Most of the Dyna Glo Charcoal Grills have two dampers/flues – bottom dampers at the bottom of the grill and a top lid flue/damper. The lower damper feeds the fire by allowing oxygen to continue burning. If you close the supply, the fuel will burn out. The lid damper/flue acts much the same as the bottom damper, but also allows airflow, where the gases are released, allowing for more oxygen to be pulled through the bottom dampers.
As a general rule here are some damper settings:
Fully open: High Heat
Medium heat: ½ open
Low Heat: ¼ open
Very low / Smoke zone: ¼ to ⅛ open
As we generally cook outdoors with a grill, weather can also play a factor in temperature control.
Another crucial element is to always keep your grill clean. If your grill is clogged up with ash and other debris it will prevent proper airflow, affecting the performance of your grill.
Let Your Food Rest
Most people may know this tip, yet we still see people dig in their steaks as soon as it leaves the grill. Don’t just dig in straight away. Don’t be tempted by the smells of the juicy steak you’ve just cooked.
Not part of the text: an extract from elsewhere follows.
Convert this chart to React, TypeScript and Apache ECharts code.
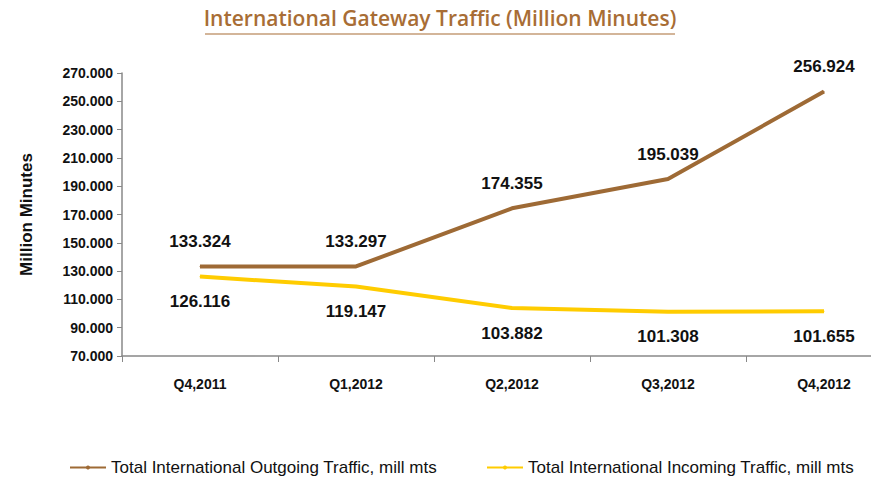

By waiting just a little while and allowing your meat to rest it will allow the juices that have been forced to the center of the meat to spread evenly throughout your meat to be reabsorbed. It will result in a much juicy and tender steak.
How long you ask. This depends on the size of the meat, but as a general rule, let it rest for five minutes for every inch of thickness.
Clean Your Grill and Protect it
It goes without saying treat your grills with respect. To keep your grill going strong every season, you need to give it a proper clean after each use. A clean grill will also help keep you get the same performance from your grill. Dirty blocked up grills can prevent proper airflow, affecting heating.
For the cooking grates simply turn the burners to the highest position and run for 15 minutes with the lid closed. Then turn off the burners and use a wire brush to clean excess food residue from the grates.
After the grill has cooled down, it’s best to protect your prized asset with a premium cover. Since your grill is usually stored outside on your patio or backyard, it’s exposed to the harsh environments which can cause your grill to prematurely break down. By coving up your grill after each cook you’ll extend the life of the grill.